Α Byzantine Crusade in 1187? Possible?

In 1187 Saladin captured Jerusalem and reduced the Crusader State into a small strip of land near Acre...
Eastern Roman Emperor Isaakios II sent an Embassy to Saladin asking him to return the Holy Land Churches to the Orthodoxs and Saladin accepted thus uphelding the Edict of Caliph Umar.

WI Saladin had refused? Would his refusal have provoked Isaakios to take military action against Saladin? Or he would helped Friederic II to fight Saladin in exchange with the administration of Holy Lands churches (and perhaps a few territorial gains)?.
 
I don't think there's a great deal Isaac can do, given that all hell is breaking loose in the Balkans. The most he can do is propose an alliance with Frederick Barbarossa and friends, and hope for the best.
 
Byzantine Crusade

I don't think there's a great deal Isaac can do, given that all hell is breaking loose in the Balkans. The most he can do is propose an alliance with Frederick Barbarossa and friends, and hope for the best.
I agree. And things were'nt going that well for the Byzantines in Asia Minor at that time either. I can't see Isaac going to Syria.
 
1187 Byzantium does not have enough power to strike at the Holy Land.

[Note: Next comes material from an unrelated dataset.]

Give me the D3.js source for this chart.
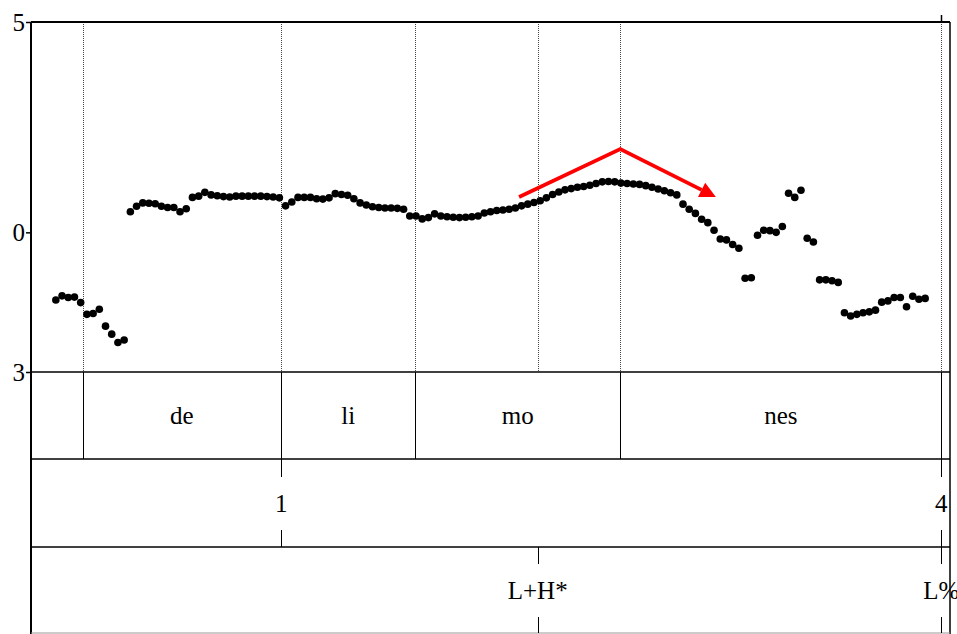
<!DOCTYPE html>
<html>
<head>
<meta charset="utf-8">
<script src="https://cdn.jsdelivr.net/npm/d3@7"></script>
<style>
  html, body { margin: 0; padding: 0; background: #fff; }
  svg { display: block; }
  text { font-family: "Liberation Serif", "Times New Roman", serif; }
</style>
</head>
<body>
<svg id="chart" width="957" height="634"></svg>
<script>
// Pitch track (one frame every 10 ms), in display units of the vertical axis
const frameTimes = [0.04,0.05,0.06,0.07,0.08,0.09,0.10,0.11,0.12,0.13,0.14,0.15,0.16,0.17,0.18,0.19,0.20,0.21,0.22,0.23,
  0.24,0.25,0.26,0.27,0.28,0.29,0.30,0.31,0.32,0.33,0.34,0.35,0.36,0.37,0.38,0.39,0.40,0.41,0.42,0.43,
  0.44,0.45,0.46,0.47,0.48,0.49,0.50,0.51,0.52,0.53,0.54,0.55,0.56,0.57,0.58,0.59,0.60,0.61,0.62,0.63,
  0.64,0.65,0.66,0.67,0.68,0.69,0.70,0.71,0.72,0.73,0.74,0.75,0.76,0.77,0.78,0.79,0.80,0.81,0.82,0.83,
  0.84,0.85,0.86,0.87,0.88,0.89,0.90,0.91,0.92,0.93,0.94,0.95,0.96,0.97,0.98,0.99,1.00,1.01,1.02,1.03,
  1.04,1.05,1.06,1.07,1.08,1.09,1.10,1.11,1.12,1.13,1.14,1.15,1.16,1.17,1.18,1.19,1.20,1.21,1.22,1.23,
  1.24,1.25,1.26,1.27,1.28,1.29,1.30,1.31,1.32,1.33,1.34,1.35,1.36,1.37,1.38,1.39,1.40,1.41,1.42,1.43,1.44];
const pitchValues = [-1.61,-1.51,-1.55,-1.54,-1.67,-1.95,-1.93,-1.83,-2.23,-2.42,-2.62,-2.56,
  0.49,0.62,0.70,0.69,0.68,0.62,0.59,0.59,0.49,0.56,0.83,0.86,0.95,0.89,0.87,0.85,0.84,0.86,
  0.86,0.86,0.86,0.86,0.85,0.84,0.82,0.63,0.72,0.83,0.83,0.83,0.80,0.79,0.82,0.92,0.90,0.88,
  0.80,0.70,0.65,0.61,0.59,0.58,0.58,0.57,0.55,0.39,0.39,0.32,0.35,0.44,0.39,0.37,0.36,0.35,
  0.36,0.37,0.39,0.46,0.49,0.52,0.53,0.55,0.58,0.63,0.67,0.71,0.75,0.82,0.90,0.96,1.01,1.04,
  1.07,1.09,1.12,1.16,1.20,1.21,1.20,1.17,1.16,1.15,1.14,1.11,1.07,1.03,0.99,0.94,0.89,0.67,
  0.55,0.45,0.31,0.23,0.05,-0.16,-0.18,-0.29,-0.38,-1.09,-1.08,-0.07,0.05,0.04,0.00,0.14,0.93,
  0.83,1.00,-0.14,-0.23,-1.13,-1.13,-1.15,-1.19,-1.91,-1.99,-1.95,-1.91,-1.89,-1.85,-1.66,-1.63,
  -1.55,-1.55,-1.77,-1.52,-1.59,-1.57];

// Vertical axis
const yTickValues = [5, 0, -3.32];
const yTickLabels = ["5", "0", "3"];

// Tier 1: syllable intervals
const syllableBounds = [0, 0.083, 0.403, 0.619, 0.949, 1.466, 1.48];
const syllableLabels = ["", "de", "li", "mo", "nes", ""];

// Tier 2: break indices
const breakTimes = [0.403, 1.466];
const breakLabels = ["1", "4"];

// Tier 3: tones
const toneTimes = [0.816, 1.466];
const toneLabels = ["L+H*", "L%"];

// Rise-fall annotation (time, value)
const arrowTimes = [0.786, 0.949, 1.103];
const arrowValues = [0.84, 1.98, 0.84];

const svg = d3.select("#chart");
const W = 957, H = 634;
const plotL = 31, plotR = 950, plotT = 22, pitchBottom = 372;
const tierEdges = [372, 459, 547, 633];

const x = d3.scaleLinear().domain([0, 1.48]).range([plotL, plotR]);
const y = d3.scaleLinear().domain([-3.32, 5]).range([pitchBottom, plotT]);

svg.append("rect").attr("width", W).attr("height", H).attr("fill", "#fff");

// Dotted guides at every boundary and point
const guideTimes = syllableBounds.slice(1, -1).concat(toneTimes.slice(0, 1));
svg.append("g").selectAll("line").data(guideTimes).join("line")
  .attr("x1", d => Math.round(x(d)) + 0.5).attr("x2", d => Math.round(x(d)) + 0.5)
  .attr("y1", plotT).attr("y2", pitchBottom)
  .attr("stroke", "#444").attr("stroke-width", 1).attr("stroke-dasharray", "1,1");

// Small mark above the frame at the final boundary
svg.append("line")
  .attr("x1", Math.round(x(1.466)) + 0.5).attr("x2", Math.round(x(1.466)) + 0.5)
  .attr("y1", 15).attr("y2", plotT)
  .attr("stroke", "#000").attr("stroke-width", 1.5);

// Pitch points
svg.append("g").selectAll("circle").data(frameTimes).join("circle")
  .attr("cx", d => x(d))
  .attr("cy", (d, i) => y(pitchValues[i]))
  .attr("r", 3.8)
  .attr("fill", "#000");

// Red rise-fall arrow
const ap = arrowTimes.map((t, i) => [x(t), y(arrowValues[i])]);
const tip = ap[2], prev = ap[1];
const dx = tip[0] - prev[0], dy = tip[1] - prev[1];
const len = Math.hypot(dx, dy), ux = dx / len, uy = dy / len;
const headL = 16, headW = 8;
const base = [tip[0] - ux * headL, tip[1] - uy * headL];
svg.append("path")
  .attr("d", d3.line()([ap[0], ap[1], base]))
  .attr("fill", "none").attr("stroke", "#ff0000").attr("stroke-width", 3.6)
  .attr("stroke-linejoin", "miter");
svg.append("path")
  .attr("d", d3.line()([tip,
    [base[0] - uy * headW, base[1] + ux * headW],
    [base[0] + uy * headW, base[1] - ux * headW]]) + "Z")
  .attr("fill", "#ff0000");

// Left axis
const yAxis = d3.axisLeft(y).tickValues(yTickValues)
  .tickFormat((d, i) => yTickLabels[i]).tickSize(5).tickPadding(1);
const ag = svg.append("g").attr("transform", `translate(${plotL},0)`).call(yAxis);
ag.select(".domain").remove();
ag.selectAll(".tick line").attr("stroke", "#000").attr("stroke-width", 1.5);
ag.selectAll(".tick text").attr("font-size", 25).attr("fill", "#000")
  .attr("font-family", "Liberation Serif, Times New Roman, serif");

// Frame and tier separators
const frame = svg.append("g").attr("stroke", "#000").attr("fill", "none");
frame.append("line").attr("x1", plotL).attr("x2", plotR).attr("y1", plotT).attr("y2", plotT).attr("stroke-width", 2);
frame.append("line").attr("x1", plotL).attr("x2", plotL).attr("y1", plotT).attr("y2", H).attr("stroke-width", 2);
frame.append("line").attr("x1", plotR).attr("x2", plotR).attr("y1", plotT).attr("y2", H).attr("stroke-width", 1.5);
tierEdges.forEach(e => {
  frame.append("line").attr("x1", plotL).attr("x2", plotR).attr("y1", e).attr("y2", e)
    .attr("stroke-width", e === 633 ? 1 : 1.6).attr("stroke", e === 633 ? "#999" : "#000");
});

// Tier 1: intervals
const t1 = svg.append("g");
t1.selectAll("line").data(syllableBounds.slice(1, -1)).join("line")
  .attr("x1", d => Math.round(x(d)) + 0.5).attr("x2", d => Math.round(x(d)) + 0.5)
  .attr("y1", tierEdges[0]).attr("y2", tierEdges[1])
  .attr("stroke", "#000").attr("stroke-width", 1);
t1.selectAll("text").data(syllableLabels).join("text")
  .attr("x", (d, i) => (x(syllableBounds[i]) + x(syllableBounds[i + 1])) / 2)
  .attr("y", (tierEdges[0] + tierEdges[1]) / 2)
  .attr("dy", "0.35em").attr("text-anchor", "middle")
  .attr("font-size", 25).text(d => d);

// Point tiers: a mark broken around each label
function pointTier(times, labels, y0, y1) {
  const g = svg.append("g");
  const mid = (y0 + y1) / 2;
  times.forEach((t, i) => {
    const px = Math.round(x(t)) + 0.5;
    g.append("line").attr("x1", px).attr("x2", px).attr("y1", y0).attr("y2", mid - 26)
      .attr("stroke", "#000").attr("stroke-width", 1);
    g.append("line").attr("x1", px).attr("x2", px).attr("y1", mid + 27).attr("y2", y1)
      .attr("stroke", "#000").attr("stroke-width", 1);
    g.append("text").attr("x", x(t)).attr("y", mid).attr("dy", "0.35em")
      .attr("text-anchor", "middle").attr("font-size", 25).text(labels[i]);
  });
}
pointTier(breakTimes, breakLabels, tierEdges[1], tierEdges[2]);
pointTier(toneTimes, toneLabels, tierEdges[2], tierEdges[3]);
</script>
</body>
</html>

Maybe Isaac would send some supplies to the Crusader States in Acre via Cyprus. He could even raid the Ayyubid coastline, but a full campaign is impossible. As BG said, the Balkans are terrible and if Isaac takes more troops away from Anatolia the Turks would launch an invasion.
 
1187 Byzantium does not have enough power to strike at the Holy Land. Maybe Isaac would send some supplies to the Crusader States in Acre via Cyprus. He could even raid the Ayyubid coastline, but a full campaign is impossible. As BG said, the Balkans are terrible and if Isaac takes more troops away from Anatolia the Turks would launch an invasion.

Then as i said above Isaac forms an alliance with Barbarossa and supplies him throughout his campaign hoping for some territorial gains and the administration of churches in the Holy Lands?
 
Then as i said above Isaac forms an alliance with Barbarossa and supplies him throughout his campaign hoping for some territorial gains and the administration of churches in the Holy Lands?

Possible, just, but unless Isaac is in a better position at home (for purposes of this, Bulgaria and Serbia don't count), he probably won't.

Its not as if the Byzantines can't try to send something - see my timeline (with an earlier POD, but its close enough), but they'd need a really significant contribution to be taken seriously unless the emperor can use it for all its worth, and Isaac isn't up to that.

Assuming things go well, which is not a given. Richard does not seem like the sort of guy to work happily with "Greeks".
 
Byzantine Crusade

I don't think that the mood in the Byzantine empire was particularly pro-Latin at this period. Remember the Latin massacre at Constantinople..
 
The Empire was never really pro-Crusader, at least in the way the West felt the Crusades should pan out. They always wished they had a little more control over them (For good reason)
 
WI Saladin had refused? Would his refusal have provoked Isaakios to take military action against Saladin? Or he would helped Friederic II to fight Saladin in exchange with the administration of Holy Lands churches (and perhaps a few territorial gains)?.

Saladin was an extremely pious man, but he was also an honorable one, to the point where he would allow the Crusaders to escape battles and the like with the cost of his own victory. I doubt he would have ever broken the Edict of Umar.
 
Saladin was an extremely pious man, but he was also an honorable one, to the point where he would allow the Crusaders to escape battles and the like with the cost of his own victory. I doubt he would have ever broken the Edict of Umar.

Couldnt Saladin be forced to refuse Isaac's proposal by hardliners Imams or Generals? After all he conquered the third holiest city in Islam...
 
Couldnt Saladin be forced to refuse Isaac's proposal by hardliners Imams or Generals? After all he conquered the third holiest city in Islam...

What hardliner Imams and Generals? He annihilated all his opposition within Egypt after Shirkuh passed on ruler-ship to him. He had a very decentralized structure, yes, but he was not going to be pushed around by nonexistent Imams and his generals were fairly complacent due to his victories- and the precedent that killing the Shi'i nobles of Egypt set.